Monday, April 26, 2010

Thoughts on the Arizona Immigration Law.

My wife and I were recently discussing the new immigration law in Arizona.

According to Washington Post article, the legislation makes it a crime under state law to be in the country illegally. It also requires local police officers to question people about their immigration status if there is reason to suspect they are illegal immigrants. Everyone must have proper identification.

It is already Federal law for resident aliens to have their "green card" with them at all times. There's nothing new in this.....why the controversy?

As many readers of this blog know, my wife is a Philippine citizen. She is a legal resident of this country. She has applied for US citizenship. She is often mistaken for Hispanic - even by Hispanics. Many who see her will start a conversation with her in Spanish which she does not speak. My wife is fluent in three languages, but Spanish is not one of them.

It's very likely that, should she and I be in Arizona, she might be asked for ID. I asked her if that might bother her. Would it upset her to be asked by a police officer to produce her "green card"?

No, she said. She is here legally and it is no problem for her. The only ones, she says, who would be fearful are those who cannot produce the proper identification. It has cost us a great deal of money, up to now, filing for all the legal documents that allowed her to enter the US and stay here legally. It's not right, she says, for others to by-pass these costs by entering the country illegally.

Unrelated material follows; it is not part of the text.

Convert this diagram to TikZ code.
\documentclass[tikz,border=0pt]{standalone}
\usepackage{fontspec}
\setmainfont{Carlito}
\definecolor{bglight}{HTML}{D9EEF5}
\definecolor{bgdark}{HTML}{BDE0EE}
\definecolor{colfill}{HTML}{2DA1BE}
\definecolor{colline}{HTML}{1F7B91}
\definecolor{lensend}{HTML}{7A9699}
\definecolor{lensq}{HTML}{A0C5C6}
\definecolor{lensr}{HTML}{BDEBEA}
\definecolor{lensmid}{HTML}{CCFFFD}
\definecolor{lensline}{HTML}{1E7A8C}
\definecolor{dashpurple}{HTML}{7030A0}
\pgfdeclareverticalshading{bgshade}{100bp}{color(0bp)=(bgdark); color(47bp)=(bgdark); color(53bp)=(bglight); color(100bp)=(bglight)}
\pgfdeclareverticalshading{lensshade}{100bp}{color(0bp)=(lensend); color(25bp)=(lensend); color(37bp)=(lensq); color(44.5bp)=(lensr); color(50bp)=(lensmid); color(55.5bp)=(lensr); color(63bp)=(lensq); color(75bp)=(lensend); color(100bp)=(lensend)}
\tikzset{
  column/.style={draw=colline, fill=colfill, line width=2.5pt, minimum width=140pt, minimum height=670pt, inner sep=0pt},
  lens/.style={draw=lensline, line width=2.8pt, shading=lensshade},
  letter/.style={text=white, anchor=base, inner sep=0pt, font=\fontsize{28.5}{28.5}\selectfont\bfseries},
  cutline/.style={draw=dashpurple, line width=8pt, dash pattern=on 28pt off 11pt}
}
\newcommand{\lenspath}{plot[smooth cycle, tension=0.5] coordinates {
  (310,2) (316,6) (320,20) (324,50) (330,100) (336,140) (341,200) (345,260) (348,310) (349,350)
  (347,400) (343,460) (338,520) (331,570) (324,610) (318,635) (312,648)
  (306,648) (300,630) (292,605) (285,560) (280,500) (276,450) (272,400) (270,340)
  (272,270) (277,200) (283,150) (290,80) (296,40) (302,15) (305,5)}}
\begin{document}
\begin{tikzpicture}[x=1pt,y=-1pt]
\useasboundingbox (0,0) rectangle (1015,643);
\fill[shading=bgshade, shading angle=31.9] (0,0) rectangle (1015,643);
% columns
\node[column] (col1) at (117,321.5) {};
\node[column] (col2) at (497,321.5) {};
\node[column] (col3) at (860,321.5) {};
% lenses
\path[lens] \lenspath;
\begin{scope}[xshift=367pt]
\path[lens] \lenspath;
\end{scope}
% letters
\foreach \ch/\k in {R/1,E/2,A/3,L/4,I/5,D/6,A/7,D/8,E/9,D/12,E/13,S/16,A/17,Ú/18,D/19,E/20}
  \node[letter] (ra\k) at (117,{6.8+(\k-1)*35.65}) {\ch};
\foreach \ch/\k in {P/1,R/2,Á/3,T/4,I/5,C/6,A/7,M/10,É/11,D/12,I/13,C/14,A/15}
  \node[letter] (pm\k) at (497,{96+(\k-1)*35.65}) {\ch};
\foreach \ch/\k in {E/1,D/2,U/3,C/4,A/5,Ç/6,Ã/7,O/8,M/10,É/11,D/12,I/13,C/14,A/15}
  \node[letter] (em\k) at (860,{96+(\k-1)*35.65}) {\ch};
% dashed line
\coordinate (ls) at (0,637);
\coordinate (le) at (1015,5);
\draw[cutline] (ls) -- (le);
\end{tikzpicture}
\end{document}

I'd be the first to agree that reforms in US Immigration laws are needed. I, for one, think that it should be easier for immigrants to come here legally. We'd like to bring my wife's family here. Once she becomes a citizen it will be only slightly easier for her to bring her parents here (but not her siblings, sadly). My wife is following the rules; the laws are difficult and the applications are expensive. Is it fair for citizens of countries that border the US to have an advantage simply because they can walk across the border?


Corey said...

Hello Bob...I have to agree with the new laws for the same reasons you stated. As you know, we, too, have done things the right way, which includes paying a few thousand in fees, completing the necessary paperwork, and going downtown for biometrics and interviews (when necessary). I have trouble finding fault with laws that crack down on people who have bypassed these steps. Let them come to the U.S., but only after they have gone through the proper procedures to be here legally.

Robert said...

I don't think anyone can accuse you and me of being anti-immigrant.

Al said...

I agree with the need for reform, true reform, not what would be the getting rid of all limits etc that some of these so called reformers are calling for.

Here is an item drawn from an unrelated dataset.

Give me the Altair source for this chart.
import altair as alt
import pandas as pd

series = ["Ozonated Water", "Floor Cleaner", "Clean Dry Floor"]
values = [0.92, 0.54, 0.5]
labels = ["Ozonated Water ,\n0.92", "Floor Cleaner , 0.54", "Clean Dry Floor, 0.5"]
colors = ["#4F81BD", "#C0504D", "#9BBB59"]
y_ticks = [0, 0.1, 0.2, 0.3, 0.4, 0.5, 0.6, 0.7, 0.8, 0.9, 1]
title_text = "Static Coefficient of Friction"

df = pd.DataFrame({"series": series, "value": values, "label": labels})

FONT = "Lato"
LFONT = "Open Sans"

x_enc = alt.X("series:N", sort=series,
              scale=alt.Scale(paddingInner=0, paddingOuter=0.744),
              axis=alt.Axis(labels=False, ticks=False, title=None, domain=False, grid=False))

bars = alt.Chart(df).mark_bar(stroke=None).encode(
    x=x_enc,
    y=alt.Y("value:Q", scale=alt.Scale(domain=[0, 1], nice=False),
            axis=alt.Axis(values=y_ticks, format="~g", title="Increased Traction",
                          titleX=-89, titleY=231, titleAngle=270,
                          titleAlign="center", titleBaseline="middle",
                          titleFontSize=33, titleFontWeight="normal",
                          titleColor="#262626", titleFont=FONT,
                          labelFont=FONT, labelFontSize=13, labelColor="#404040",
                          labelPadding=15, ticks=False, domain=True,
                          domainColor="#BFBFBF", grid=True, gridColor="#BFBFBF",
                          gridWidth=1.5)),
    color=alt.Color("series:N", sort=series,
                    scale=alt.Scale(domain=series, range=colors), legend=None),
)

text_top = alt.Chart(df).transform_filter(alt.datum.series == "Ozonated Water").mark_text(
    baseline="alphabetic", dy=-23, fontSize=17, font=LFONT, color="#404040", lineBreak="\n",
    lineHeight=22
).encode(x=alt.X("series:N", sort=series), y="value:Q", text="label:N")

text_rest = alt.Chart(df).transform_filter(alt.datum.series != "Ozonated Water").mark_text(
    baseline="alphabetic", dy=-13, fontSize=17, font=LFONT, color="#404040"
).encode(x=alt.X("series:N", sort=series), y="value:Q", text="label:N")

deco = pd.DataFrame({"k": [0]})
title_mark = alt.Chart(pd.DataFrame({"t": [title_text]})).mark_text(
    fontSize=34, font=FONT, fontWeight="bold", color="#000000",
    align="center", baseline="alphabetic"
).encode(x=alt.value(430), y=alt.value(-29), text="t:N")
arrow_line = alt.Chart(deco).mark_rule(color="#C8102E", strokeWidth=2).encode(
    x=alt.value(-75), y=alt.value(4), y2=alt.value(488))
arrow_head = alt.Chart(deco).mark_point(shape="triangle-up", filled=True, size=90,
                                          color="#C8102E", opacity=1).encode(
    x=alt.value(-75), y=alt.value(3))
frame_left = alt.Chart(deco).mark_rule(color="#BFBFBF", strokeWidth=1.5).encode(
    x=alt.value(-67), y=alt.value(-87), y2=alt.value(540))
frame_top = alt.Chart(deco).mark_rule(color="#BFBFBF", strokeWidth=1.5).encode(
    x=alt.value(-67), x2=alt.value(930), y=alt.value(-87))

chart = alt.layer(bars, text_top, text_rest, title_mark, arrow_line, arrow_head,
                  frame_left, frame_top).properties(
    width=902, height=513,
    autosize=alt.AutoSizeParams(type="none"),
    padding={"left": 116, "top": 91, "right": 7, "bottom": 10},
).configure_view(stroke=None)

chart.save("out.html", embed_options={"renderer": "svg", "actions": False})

My view is formed in light of what the Catholic Church teaches.

"The more prosperous nations are obliged, to the extent they are able, to welcome the foreigner in search of the security and the means of livelihood which he cannot find in his country of origin. . . . Political authorities, for the sake of the common good for which they are responsible, may make the exercise of the right to immigrate subject to various juridical conditions, especially with regard to the immigrants' duties toward their country of adoption. Immigrants are obliged to respect with gratitude the material and spiritual heritage of the country that receives them, to obey its laws and to assist in carrying civic burdens. " Par 2241 of the Catechism

1 of the laws that is to be obeyed is having a "green card".

My maternal grandparents came over from Italia. Ditto with 1 set of great grandparents. & had plenty of neighbors with similar stoies. I grew up with friends who were Mexican immigrants of the children or grandchildren of Mexican immigrants. They all obeyed the laws of their time like you wife is for the current laws.

You ask "Is it fair for citizens of countries that border the US to have an advantage simply because they can walk across the border?"

The answer is NO. It isn't fair, it isn't fair to your wife, or to my relatives & friends or the many others who have obeyed the rules.